How can I best plot a histogram for billions of genotype quality values?
I have a simple one column file with billions of genotype quality values. The file is several GB uncompressed.
Is there a statistics library in Python or R that can build up a histogram by streaming trough the data? Instead of loading everything to memory and then creating the histogram? I prefer using all of the data versus sampling it.
Or do I have to write a script first to collect the counts per bin and then give those count per bin to R for plotting? This functionality feels like it should already exist in a stats library some where.
I know the min and max of the values and would be able to specify a bin size.
what kind of graph do you need ? qual=f(pos) ?

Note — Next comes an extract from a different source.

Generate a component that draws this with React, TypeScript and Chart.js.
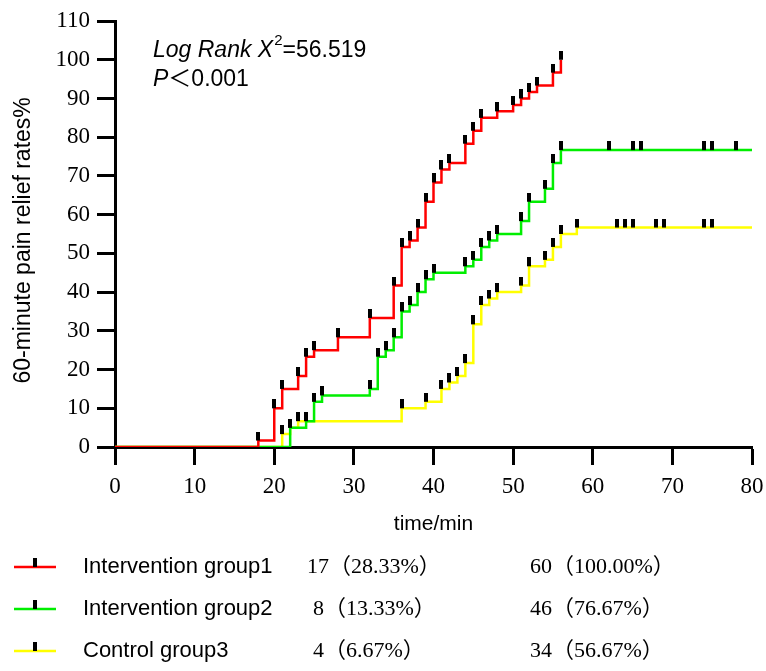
import React, { useEffect, useRef } from "react";
import { Chart, registerables } from "chart.js";

Chart.register(...registerables);

// ---------------- data ----------------
const xTickValues = [0, 10, 20, 30, 40, 50, 60, 70, 80];
const yTickValues = [0, 10, 20, 30, 40, 50, 60, 70, 80, 90, 100, 110];

const groupNames = ["Intervention group1", "Intervention group2", "Control group3"];

// event times (min) and cumulative relief rate (%) after each step
const group1Times = [18, 20, 21, 23, 24, 25, 28, 32, 35, 36, 37, 38, 39, 40, 41, 42, 44, 45, 46, 48, 50, 51, 52, 53, 55, 56];
const group1Rates = [1.67, 10, 15, 18.33, 23.33, 25, 28.33, 33.33, 41.67, 51.67, 53.33, 56.67, 63.33, 68.33, 71.67, 73.33, 78.33, 81.67, 85, 86.67, 88.33, 90, 91.67, 93.33, 96.67, 100];
const group1Censored: number[] = [];

const group2Times = [22, 24, 25, 26, 32, 33, 34, 35, 36, 37, 38, 39, 40, 44, 45, 46, 47, 48, 51, 52, 54, 55, 56];
const group2Rates = [5, 6.67, 11.67, 13.33, 15, 23.33, 25, 28.33, 35, 36.67, 40, 43.33, 45, 46.67, 48.33, 51.67, 53.33, 55, 58.33, 63.33, 66.67, 73.33, 76.67];
const group2Censored = [62, 65, 66, 74, 75, 78];

const group3Times = [21, 22, 23, 36, 39, 41, 42, 43, 44, 45, 46, 47, 48, 51, 52, 54, 55, 56, 58];
const group3Rates = [3.33, 5, 6.67, 10, 11.67, 15, 16.67, 18.33, 21.67, 31.67, 36.67, 38.33, 40, 41.67, 46.67, 48.33, 51.67, 55, 56.67];
const group3Censored = [63, 64, 65, 68, 69, 74, 75];

const curveEnds = [56, 80, 80];

const at30Labels = ["17（28.33%）", "8（13.33%）", "4（6.67%）"];
const at60Labels = ["60（100.00%）", "46（76.67%）", "34（56.67%）"];

const statLabel = "Log Rank X";
const statSup = "2";
const statValue = "=56.519";
const pLabel = "P";
const pValue = "＜0.001";

// ---------------- styles ----------------
const groupColors = ["#ff0000", "#00ee00", "#ffff00"];
const SANS = "'Liberation Sans', Arial, sans-serif";
const SERIF = "'Liberation Serif', 'Noto Sans CJK SC', serif";

function makeMarker(): HTMLCanvasElement {
  const c = document.createElement("canvas");
  c.width = 4;
  c.height = 18;
  const g = c.getContext("2d")!;
  g.fillStyle = "#000";
  g.fillRect(0, 0, 4, 9);
  return c;
}

const groups = [
  { times: group1Times, rates: group1Rates, censored: group1Censored },
  { times: group2Times, rates: group2Rates, censored: group2Censored },
  { times: group3Times, rates: group3Rates, censored: group3Censored },
];

function stepPoints(i: number) {
  const g = groups[i];
  const pts = [{ x: 0, y: 0 }];
  g.times.forEach((t, k) => pts.push({ x: t, y: g.rates[k] }));
  const last = g.rates[g.rates.length - 1];
  if (curveEnds[i] > g.times[g.times.length - 1]) pts.push({ x: curveEnds[i], y: last });
  return pts;
}

function markerPoints(i: number) {
  const g = groups[i];
  const pts = g.times.map((t, k) => ({ x: t, y: g.rates[k] }));
  const last = g.rates[g.rates.length - 1];
  g.censored.forEach((t) => pts.push({ x: t, y: last }));
  return pts;
}

const textPlugin = {
  id: "statText",
  afterDraw(chart: any) {
    const ctx = chart.ctx as CanvasRenderingContext2D;
    ctx.save();
    ctx.fillStyle = "#000";
    ctx.textBaseline = "alphabetic";
    ctx.textAlign = "left";
    let x = 153;
    ctx.font = `italic 23px ${SANS}`;
    ctx.fillText(statLabel, x, 57);
    x += ctx.measureText(statLabel).width + 1;
    ctx.font = `15px ${SANS}`;
    ctx.fillText(statSup, x, 45);
    x += ctx.measureText(statSup).width;
    ctx.font = `23px ${SANS}`;
    ctx.fillText(statValue, x, 57);

    x = 153;
    ctx.font = `italic 23px ${SANS}`;
    ctx.fillText(pLabel, x, 86);
    x += ctx.measureText(pLabel).width;
    ctx.font = `23px ${SANS}, 'Noto Sans CJK SC'`;
    ctx.fillText(pValue, x, 86);
    ctx.restore();
  },
};

const legendRowY = [567, 609, 651];
const legendCol2X = [307, 313, 313];
const legendCol3X = 530;

const legendPlugin = {
  id: "customLegend",
  afterDraw(chart: any) {
    const ctx = chart.ctx as CanvasRenderingContext2D;
    ctx.save();
    groupNames.forEach((name, i) => {
      const y = legendRowY[i];
      ctx.strokeStyle = groupColors[i];
      ctx.lineWidth = 2.5;
      ctx.beginPath();
      ctx.moveTo(14, y);
      ctx.lineTo(56, y);
      ctx.stroke();
      ctx.fillStyle = "#000";
      ctx.fillRect(33, y - 9, 4, 9);
      ctx.textBaseline = "middle";
      ctx.textAlign = "left";
      ctx.font = `22px ${SANS}`;
      ctx.fillText(name, 83, y);
      ctx.font = `22px ${SERIF}`;
      ctx.fillText(at30Labels[i], legendCol2X[i], y);
      ctx.fillText(at60Labels[i], legendCol3X, y);
    });
    ctx.restore();
  },
};

export default function App() {
  const ref = useRef<HTMLCanvasElement>(null);

  useEffect(() => {
    const canvas = ref.current!;
    const marker = makeMarker();
    const markerSets = [0, 1, 2].map((i) => ({
      label: groupNames[i] + " marks",
      data: markerPoints(i),
      showLine: false,
      pointStyle: marker as any,
      pointRadius: 3,
      pointHoverRadius: 3,
      borderWidth: 0,
      borderColor: "#000",
      backgroundColor: "#000",
    }));
    const lineSets = [0, 1, 2].map((i) => ({
      label: groupNames[i],
      data: stepPoints(i),
      stepped: true as const,
      borderColor: groupColors[i],
      backgroundColor: groupColors[i],
      borderWidth: 2.5,
      pointRadius: 0,
      fill: false,
      tension: 0,
    }));

    const tickFont = { family: SERIF, size: 23 };
    const chart = new Chart(canvas, {
      type: "line",
      data: { datasets: [...markerSets, ...lineSets] as any },
      options: {
        animation: false,
        responsive: false,
        devicePixelRatio: 1,
        layout: { padding: { top: 21, right: 14, bottom: 124, left: 0 } },
        plugins: {
          legend: { display: false },
          tooltip: { enabled: false },
        },
        scales: {
          x: {
            type: "linear",
            min: 0,
            max: 80,
            afterBuildTicks: (scale: any) => {
              scale.ticks = xTickValues.map((v) => ({ value: v }));
            },
            afterFit: (scale: any) => {
              scale.height = 100;
              scale.paddingLeft = 0;
              scale.paddingRight = 0;
            },
            ticks: { color: "#000", font: tickFont, padding: 8, maxRotation: 0, autoSkip: false },
            grid: { drawOnChartArea: false, drawTicks: true, tickLength: 18, tickWidth: 3, tickColor: "#000" },
            border: { display: true, width: 3, color: "#000" },
            title: {
              display: true,
              text: "time/min",
              color: "#000",
              font: { family: SANS, size: 21 },
              padding: { top: 0, bottom: 10 },
            },
          },
          y: {
            type: "linear",
            min: 0,
            max: 110,
            afterBuildTicks: (scale: any) => {
              scale.ticks = yTickValues.map((v) => ({ value: v }));
            },
            afterFit: (scale: any) => {
              scale.width = 115;
              scale.paddingTop = 0;
              scale.paddingBottom = 0;
            },
            ticks: { color: "#000", font: tickFont, padding: 7, autoSkip: false },
            grid: { drawOnChartArea: false, drawTicks: true, tickLength: 18, tickWidth: 3, tickColor: "#000" },
            border: { display: true, width: 3, color: "#000" },
            title: {
              display: true,
              text: "60-minute pain relief rates%  ",
              color: "#000",
              font: { family: SANS, size: 23 },
              padding: { top: 10, bottom: 0 },
            },
          },
        },
      },
      plugins: [textPlugin, legendPlugin],
    });
    return () => chart.destroy();
  }, []);

  return (
    <div style={{ position: "fixed", left: 0, top: 0, width: 766, height: 671, background: "#fff" }}>
      <canvas ref={ref} width={766} height={671} style={{ display: "block", width: 766, height: 671 }} />
    </div>
  );
}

I've been always intrigued by the potential of using a data log visualizer like RRD see http://oss.oetiker.ch/rrdtool/index.en.html to visualize genomic data (the time would be replaced by the coordinate of the genome).
Could you motivate this? If you want to produce a histogram to visualize the distribution of quality values, I don't see why you need billions of data points, especially since the range of quality values is discrete and not very large. After you have collected a million or so data points at random you have a pretty good estimate of the all thing.
Sampling also adds complexity and risk doing it wrong. I at least would need to think about how to do it correctly. By itself the frequency of the analysis and size of the data still allow for processing the total collection.